• _TASK GOAL_
Set the data down again, exactly as it reads, but without the pictures.

• _RECORDS PROVIDED_
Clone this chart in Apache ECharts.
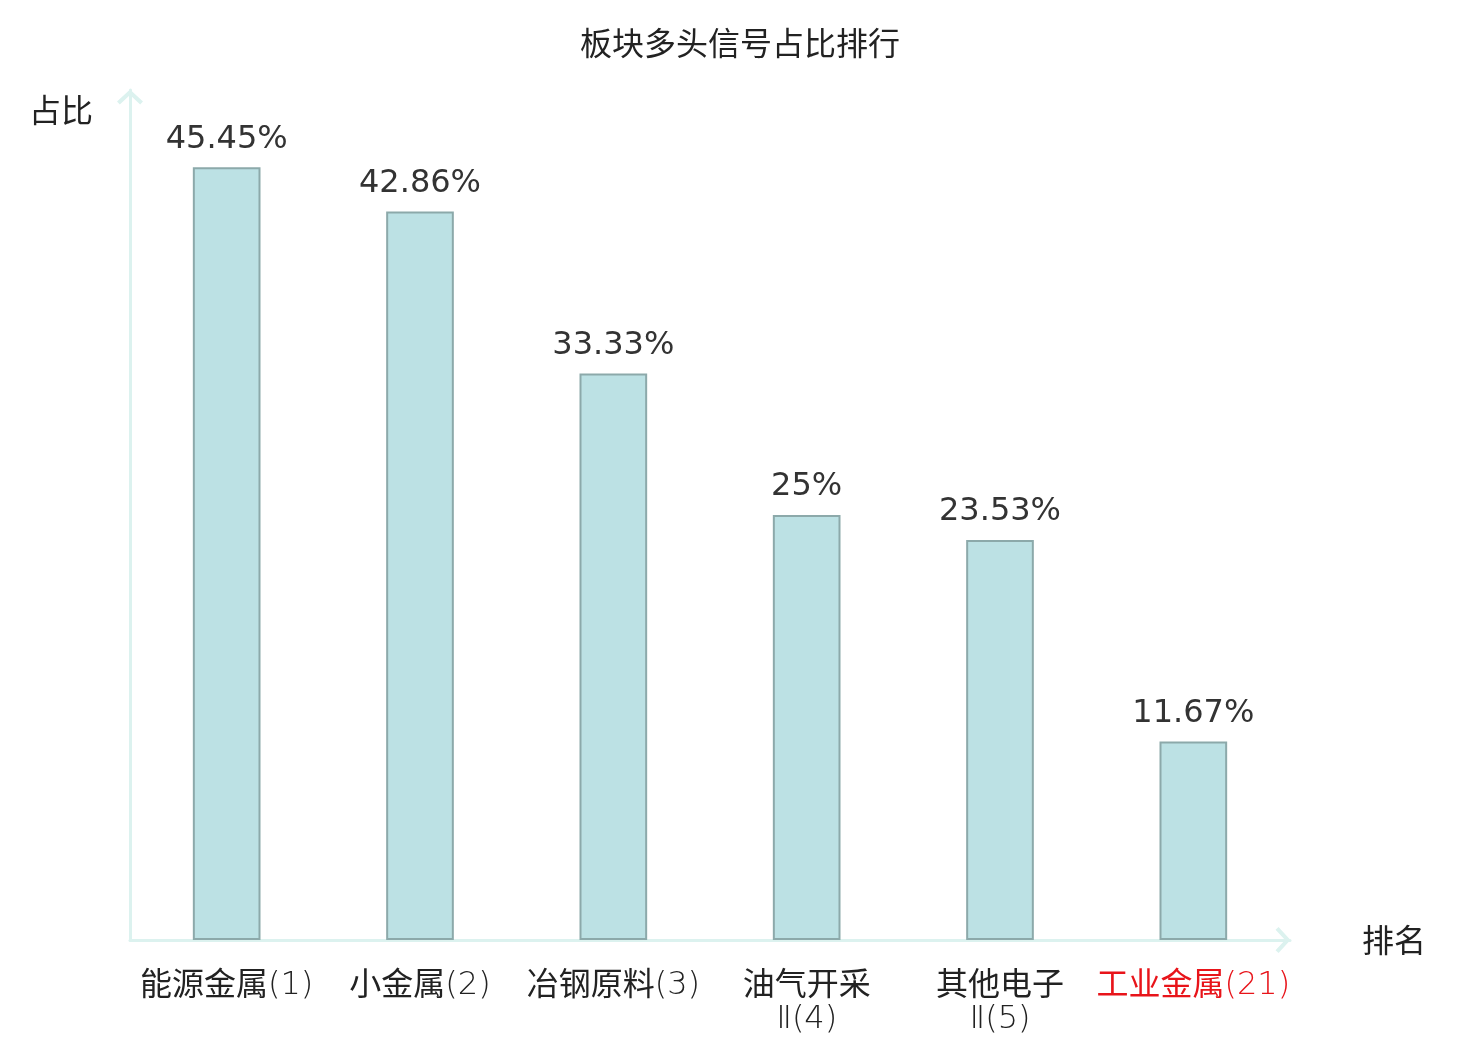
<!DOCTYPE html>
<html>
<head>
<meta charset="utf-8">
<script src="https://cdn.jsdelivr.net/npm/echarts@6/dist/echarts.min.js"></script>
<style>html,body{margin:0;padding:0;background:#fff;}#c{width:1480px;height:1040px;}</style>
</head>
<body>
<div id="c"></div>
<script>
const sectors = ['能源金属', '小金属', '冶钢原料', '油气开采', '其他电子', '工业金属'];
const suffixes = ['', '', '', 'Ⅱ', 'Ⅱ', ''];
const ranks = [1, 2, 3, 4, 5, 21];
const shares = [45.45, 42.86, 33.33, 25, 23.53, 11.67];
const categories = sectors.map((s, i) => s + suffixes[i] + '(' + ranks[i] + ')');

const axisColor = '#dcf2ef';
const chevron = 'path://M12,0 L24,11 L21.4,13.8 L12,5 L2.6,13.8 L0,11 Z';
const cjkFont = 'Noto Sans CJK SC';
const latinFont = '"DejaVu Sans", "Noto Sans CJK SC", sans-serif';

const chart = echarts.init(document.getElementById('c'));
chart.setOption({
  backgroundColor: '#fff',
  title: {
    text: '板块多头信号占比排行',
    left: 'center',
    top: 22,
    textStyle: { fontSize: 32, fontWeight: 'normal', color: '#222', fontFamily: cjkFont }
  },
  grid: { left: 130, right: 190, top: 90, bottom: 100, containLabel: false },
  xAxis: {
    type: 'category',
    data: categories,
    name: '排名',
    nameLocation: 'end',
    nameGap: 72,
    nameTextStyle: { fontSize: 32, color: '#222', fontFamily: cjkFont, verticalAlign: 'middle' },
    axisLine: {
      show: true,
      lineStyle: { color: axisColor, width: 3 },
      symbol: ['none', chevron],
      symbolSize: [26, 15],
      symbolOffset: [0, -7]
    },
    axisTick: { show: false },
    axisLabel: {
      interval: 0,
      margin: 26,
      fontSize: 32,
      lineHeight: 34,
      color: '#222',
      formatter: function (value) {
        const i = categories.indexOf(value);
        const red = ranks[i] > 5;
        const c = red ? 'rc' : 'c';
        const l = red ? 'rl' : 'l';
        const tail = suffixes[i] + '(' + ranks[i] + ')';
        if (suffixes[i]) {
          return '{' + c + '|' + sectors[i] + '}\n{' + l + '|' + tail + '}';
        }
        return '{' + c + '|' + sectors[i] + '}{' + l + '|' + tail + '}';
      },
      rich: {
        c: { color: '#222', fontSize: 32, fontFamily: cjkFont, lineHeight: 34 },
        l: { color: '#222', fontSize: 32, fontWeight: 200, fontFamily: latinFont, lineHeight: 34, padding: [6, 0, 0, 0] },
        rc: { color: '#e8141a', fontSize: 32, fontFamily: cjkFont, lineHeight: 34 },
        rl: { color: '#e8141a', fontSize: 32, fontWeight: 200, fontFamily: latinFont, lineHeight: 34, padding: [6, 0, 0, 0] }
      }
    }
  },
  yAxis: {
    type: 'value',
    min: 0,
    max: 50,
    name: '占比',
    nameLocation: 'end',
    nameGap: -20,
    nameTextStyle: { fontSize: 32, color: '#222', fontFamily: cjkFont, align: 'right', verticalAlign: 'middle', padding: [0, 37, 0, 0] },
    axisLine: {
      show: true,
      lineStyle: { color: axisColor, width: 3 },
      symbol: ['none', chevron],
      symbolSize: [26, 15],
      symbolOffset: [0, -7]
    },
    axisTick: { show: false },
    axisLabel: { show: false },
    splitLine: { show: false }
  },
  series: [{
    type: 'bar',
    data: shares,
    barWidth: '35%',
    itemStyle: { color: '#bce1e4', borderColor: '#8ca9aa', borderWidth: 2 },
    label: {
      show: true,
      position: 'top',
      distance: 12,
      fontSize: 32,
      color: '#333',
      fontFamily: 'DejaVu Sans',
      formatter: function (p) { return p.value + '%'; }
    }
  }],
  animation: false
});
</script>
</body>
</html>
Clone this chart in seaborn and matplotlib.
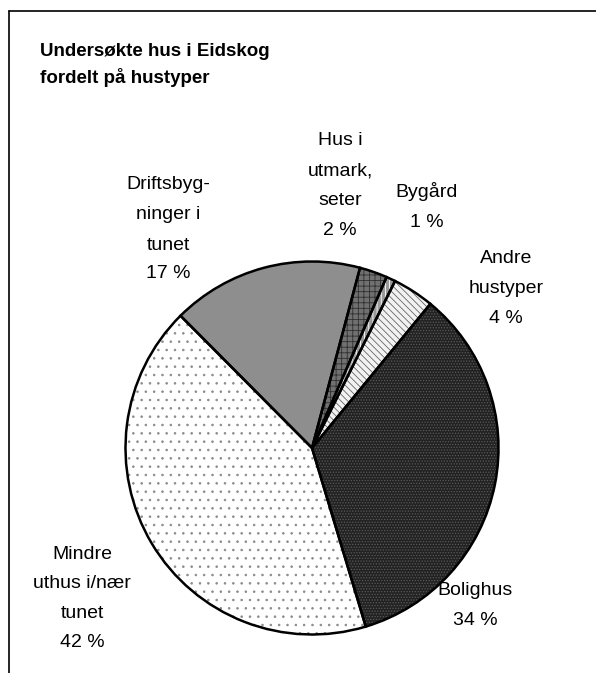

• _RESPONSE BELOW_
Clone this chart in Apache ECharts.
<!DOCTYPE html>
<html>
<head>
<meta charset="utf-8">
<script src="https://cdn.jsdelivr.net/npm/echarts@6/dist/echarts.min.js"></script>
<style>html,body{margin:0;padding:0;background:#fff;}#c{width:1480px;height:1040px;}</style>
</head>
<body>
<div id="c"></div>
<script>
const sectors = ['能源金属', '小金属', '冶钢原料', '油气开采', '其他电子', '工业金属'];
const suffixes = ['', '', '', 'Ⅱ', 'Ⅱ', ''];
const ranks = [1, 2, 3, 4, 5, 21];
const shares = [45.45, 42.86, 33.33, 25, 23.53, 11.67];
const categories = sectors.map((s, i) => s + suffixes[i] + '(' + ranks[i] + ')');

const axisColor = '#dcf2ef';
const chevron = 'path://M12,0 L24,11 L21.4,13.8 L12,5 L2.6,13.8 L0,11 Z';
const cjkFont = 'Noto Sans CJK SC';
const latinFont = '"DejaVu Sans", "Noto Sans CJK SC", sans-serif';

const chart = echarts.init(document.getElementById('c'));
chart.setOption({
  backgroundColor: '#fff',
  title: {
    text: '板块多头信号占比排行',
    left: 'center',
    top: 22,
    textStyle: { fontSize: 32, fontWeight: 'normal', color: '#222', fontFamily: cjkFont }
  },
  grid: { left: 130, right: 190, top: 90, bottom: 100, containLabel: false },
  xAxis: {
    type: 'category',
    data: categories,
    name: '排名',
    nameLocation: 'end',
    nameGap: 72,
    nameTextStyle: { fontSize: 32, color: '#222', fontFamily: cjkFont, verticalAlign: 'middle' },
    axisLine: {
      show: true,
      lineStyle: { color: axisColor, width: 3 },
      symbol: ['none', chevron],
      symbolSize: [26, 15],
      symbolOffset: [0, -7]
    },
    axisTick: { show: false },
    axisLabel: {
      interval: 0,
      margin: 26,
      fontSize: 32,
      lineHeight: 34,
      color: '#222',
      formatter: function (value) {
        const i = categories.indexOf(value);
        const red = ranks[i] > 5;
        const c = red ? 'rc' : 'c';
        const l = red ? 'rl' : 'l';
        const tail = suffixes[i] + '(' + ranks[i] + ')';
        if (suffixes[i]) {
          return '{' + c + '|' + sectors[i] + '}\n{' + l + '|' + tail + '}';
        }
        return '{' + c + '|' + sectors[i] + '}{' + l + '|' + tail + '}';
      },
      rich: {
        c: { color: '#222', fontSize: 32, fontFamily: cjkFont, lineHeight: 34 },
        l: { color: '#222', fontSize: 32, fontWeight: 200, fontFamily: latinFont, lineHeight: 34, padding: [6, 0, 0, 0] },
        rc: { color: '#e8141a', fontSize: 32, fontFamily: cjkFont, lineHeight: 34 },
        rl: { color: '#e8141a', fontSize: 32, fontWeight: 200, fontFamily: latinFont, lineHeight: 34, padding: [6, 0, 0, 0] }
      }
    }
  },
  yAxis: {
    type: 'value',
    min: 0,
    max: 50,
    name: '占比',
    nameLocation: 'end',
    nameGap: -20,
    nameTextStyle: { fontSize: 32, color: '#222', fontFamily: cjkFont, align: 'right', verticalAlign: 'middle', padding: [0, 37, 0, 0] },
    axisLine: {
      show: true,
      lineStyle: { color: axisColor, width: 3 },
      symbol: ['none', chevron],
      symbolSize: [26, 15],
      symbolOffset: [0, -7]
    },
    axisTick: { show: false },
    axisLabel: { show: false },
    splitLine: { show: false }
  },
  series: [{
    type: 'bar',
    data: shares,
    barWidth: '35%',
    itemStyle: { color: '#bce1e4', borderColor: '#8ca9aa', borderWidth: 2 },
    label: {
      show: true,
      position: 'top',
      distance: 12,
      fontSize: 32,
      color: '#333',
      fontFamily: 'DejaVu Sans',
      formatter: function (p) { return p.value + '%'; }
    }
  }],
  animation: false
});
</script>
</body>
</html>
Clone this chart in seaborn and matplotlib.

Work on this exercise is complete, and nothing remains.